After a loss, a family learns to widen its embrace
MIAMI – Declan Sullivan would have loved this weekend. For all the doubts his family has confronted in the 27 months since the death of their first-born son, his father is certain about that.
“Like a lot of the kids in our neighborhood, Declan grew up a Notre Dame fan,” Barry Sullivan said. “He heard the stories in our house, we took him to games, it was always a part of his experience and in a way, I guess, his identity. That’s what made him so determined to go there.
“But as he got a little older, he began to appreciate what made it special, beyond just the football. ... Then he got into business school there and he’d call home, talking about the value of Notre Dame degree.
“And what I remember now, thinking about back then,” he added, his voice trailing off, “was how much he’d grown up.”
Declan Sullivan, named after an Irish saint, never got to finish that journey. He was killed in an accident Oct. 27, 2010 – a fall off a 40-foot lift, from atop which he was taping a Notre Dame practice. He was 20.
What placed him there on a day when wind gusts pushed past 50 mph was the rambunctious spirit he displayed even as a kid, and the dream of getting himself on the football fields at South Bend one day. His family’s presence at Monday’s national championship game between Notre Dame and Alabama is a way of remembering that spirit, just as they honored his memory by creating a memorial fund – partnering with the Horizons for Youth organization – to help other youngsters set off in whatever directions they chose.

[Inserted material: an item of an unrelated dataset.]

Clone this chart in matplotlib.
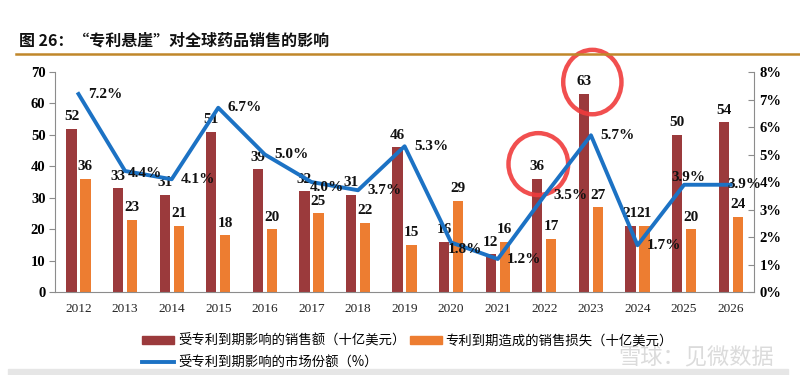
import matplotlib
matplotlib.use("Agg")
import matplotlib.pyplot as plt
import numpy as np
from matplotlib.patches import Ellipse, Rectangle
from matplotlib.lines import Line2D

years = ["2012", "2013", "2014", "2015", "2016", "2017", "2018", "2019",
         "2020", "2021", "2022", "2023", "2024", "2025", "2026"]
sales_at_risk = [52, 33, 31, 51, 39, 32, 31, 46, 16, 12, 36, 63, 21, 50, 54]
sales_lost = [36, 23, 21, 18, 20, 25, 22, 15, 29, 16, 17, 27, 21, 20, 24]
market_share = [7.2, 4.4, 4.1, 6.7, 5.0, 4.0, 3.7, 5.3, 1.8, 1.2, 3.5, 5.7, 1.7, 3.9, 3.9]

title = "图 26：“专利悬崖”对全球药品销售的影响"
legend_labels = ["受专利到期影响的销售额（十亿美元）",
                 "专利到期造成的销售损失（十亿美元）",
                 "受专利到期影响的市场份额（%）"]
watermark = "雪球：见微数据"

c_dark = "#9B3A3C"
c_orange = "#ED7D31"
c_blue = "#1C72C4"

serif = ["Liberation Serif", "DejaVu Serif"]
cjk = ["Noto Sans CJK SC", "DejaVu Sans"]

fig = plt.figure(figsize=(8, 3.75), dpi=100)
ax = fig.add_axes([0.069, 0.2213, 0.8735, 0.5867])
ax2 = ax.twinx()

x = np.arange(len(years))
w = 0.22
off = 0.15
ax.bar(x - off, sales_at_risk, w, color=c_dark, zorder=2)
ax.bar(x + off, sales_lost, w, color=c_orange, zorder=2)

ax.set_xlim(-0.5, len(years) - 0.5)
ax.set_ylim(0, 70)
ax.set_yticks(range(0, 71, 10))
ax2.set_ylim(0, 8)
ax2.set_yticks(range(0, 9))
ax2.set_yticklabels([f"{v}%" for v in range(0, 9)])

ax2.plot(x, market_share, color=c_blue, lw=2.8, zorder=3)

for a in (ax, ax2):
    a.spines["top"].set_visible(False)
    for s in a.spines.values():
        s.set_color("#8c8c8c")
ax.spines["right"].set_visible(False)
ax2.spines["left"].set_visible(False)
ax2.spines["bottom"].set_visible(False)

ax.set_xticks(x)
ax.set_xticklabels(years, fontfamily=serif, fontsize=9.5, color="#222222")
ax.tick_params(axis="x", length=0, pad=8)
ax.tick_params(axis="y", length=4, color="#8c8c8c", direction="out", pad=3)
ax2.tick_params(axis="y", length=4, color="#8c8c8c", direction="in", pad=4)
for lab in list(ax.get_yticklabels()) + list(ax2.get_yticklabels()):
    lab.set_fontfamily(serif)
    lab.set_fontweight("bold")
    lab.set_fontsize(10.5)

lbl_kw = dict(fontfamily=serif, fontweight="bold", fontsize=11, ha="center",
              va="bottom", color="#111111", zorder=5)
for i in range(len(years)):
    ax.annotate(str(sales_at_risk[i]), (x[i] - off, sales_at_risk[i]),
                xytext=(0, 4), textcoords="offset points", **lbl_kw)
    ax.annotate(str(sales_lost[i]), (x[i] + off, sales_lost[i]),
                xytext=(0, 4), textcoords="offset points", **lbl_kw)

pct_offsets = {1: (14, -2), 5: (11, -4), 8: (10, -5), 13: (3, 5), 14: (10, 0)}
for i, v in enumerate(market_share):
    dx, dy = pct_offsets.get(i, (19, 0))
    ax2.annotate(f"{v:.1f}%", (x[i], v), xytext=(dx, dy), textcoords="offset points",
                 fontfamily=serif, fontweight="bold", fontsize=11, ha="center",
                 va="center", color="#111111", zorder=5)

# title and rule
fig.text(0.024, 0.893, title, fontfamily=cjk, fontweight="bold", fontsize=11.5,
         ha="left", va="center", color="#111111")
fig.add_artist(Line2D([0.02, 1.0], [0.856, 0.856], transform=fig.transFigure,
                      color="#C0872A", lw=1.8))

# legend (column-major order so that the line sits on the second row)
handles = [Rectangle((0, 0), 1, 1, color=c_dark),
           Line2D([0], [0], color=c_blue, lw=2.8),
           Rectangle((0, 0), 1, 1, color=c_orange)]
labels = [legend_labels[0], legend_labels[2], legend_labels[1]]
fig.legend(handles, labels, loc="upper left",
           bbox_to_anchor=(0.171, 0.125), ncol=2, frameon=False,
           prop={"family": cjk, "size": 9.6}, handlelength=2.4,
           handleheight=0.6, columnspacing=0.3, handletextpad=0.3,
           labelspacing=0.6, borderaxespad=0)

# watermark
fig.text(0.87, 0.045, watermark, fontfamily=cjk, fontsize=16,
         color="#c4c4c4", alpha=0.6, ha="center", va="center")

# bottom grey band
fig.add_artist(Rectangle((0.01, 0.0), 0.975, 0.015, transform=fig.transFigure,
                         color="#e6e6e6", zorder=0))

# red hand-drawn circles
ax.add_patch(Ellipse((x[11] + 0.03, 66.8), 1.25, 20.5, transform=ax.transData,
                     fill=False, ec="#F03C3C", lw=3.2, alpha=0.9, zorder=6,
                     clip_on=False))
ax.add_patch(Ellipse((x[10] - 0.13, 40.7), 1.28, 19.7, transform=ax.transData,
                     fill=False, ec="#F03C3C", lw=3.2, alpha=0.9, zorder=6,
                     clip_on=False))

fig.savefig("out.png", dpi=100)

“That was the way Declan was,” Barry Sullivan recalled. “When he got something into his head, it was tough to shake.”
His father took it as a sign of his son’s growing maturity when Declan altered his plan to get on the field, telling Barry he planned to trade in his shoulder pads and the football team for a trumpet and the jazz band in his senior year of high school. But his plan to make it into the marching band didn’t pan out, either. Then one of his professors at Notre Dame mentioned there might be a chance to work as a videographer for the football team, and all those days Declan spent lugging his family’s video camera around, filming everything, made it seem a comfortable fit.
When his sister, Gwyneth, followed him to Notre Dame, the Sullivans brought along their third child, Macartan, on road trips from their home in suburban Chicago, and the games became family weekends.
“He’d be assigned to film different aspects of the games, but we’d always all meet up in the same spot, on the walk between the practice fields and athletic department building where he had to turn in his cameras. When we go back there now,” Barry Sullivan recalled, “it’s still the place we meet afterward.”
A memorial plaque marks the spot now, barely two dozen steps from where Sullivan fell to his death.
“Sadness, I guess is what I remember most about that time,” Notre Dame lineman Mike Golic Jr., said. “Declan’s a guy we all miss a lot and it’s hard to imagine what they went through. I have all the respect in the world for his family, for the way they carried themselves and how they’ve handled it since.”
In the immediate aftermath, there were fingers pointed, calls for accountability and speculation about lawsuits. The Sullivans anguished over mistakes made, knew only too well his death could have been prevented. Yet they remained quiet throughout.
“We heard it, all of it, the speculation, the liability claims, but that was not our first impulse and frankly, we never found reason to think any differently,” Barry Sullivan said. “We kept quiet first out of a respect for privacy and also because an investigation was going on.
“But we never felt the need to pursue any legal action. We never felt like we had to teach anybody a lesson. ... At every juncture, they treated us with kindness and concern, sympathy and obviously, they accepted responsibility for what had happened. We had great sorrow of our own to deal with, but it was plain that they were suffering, too. Maybe if we’d been confronted with a cold, unfeeling institution, we would have felt different.
“But Alison (Drumm, his wife) and I looked at each other and we just kind of realized,” he concluded. “ ‘If we don’t pursue this, nobody else can, either.’ ”
The state of Indiana and university conducted investigations. Notre Dame paid a $42,000 fine to the state for safety violations.
A moment of silence was observed before the next game against Tulsa, when the Irish came out with shamrock decals with Sullivan’s initial on their helmets. The gestures that meant the most to the Sullivans were the private conversations with the Rev. Paul Doyle and university president, the Rev. John Jenkins, whose candid admission in an email sent to the Notre Dame community concluded, “Declan Sullivan was entrusted to our care, and we failed to keep him safe.”
Some people are dismayed to this day that was enough for the Sullivans. Yet they never looked back, determined only how they could go forward. They wondered about whether they could return to South Bend and find even traces of the joy the place held for them once.
“We had questions, ‘Would the place seem as special as it did before? Would there always be a cloud over it?’” Barry Sullivan recalled.
“Then, the day after funeral, our daughter took the lead. She had classes the next day and told us, ‘That’s where I want to be.’ And the first few times, there was that sense of sorrow. But the memorial helped, the warmth showed by the people who embraced us helped.”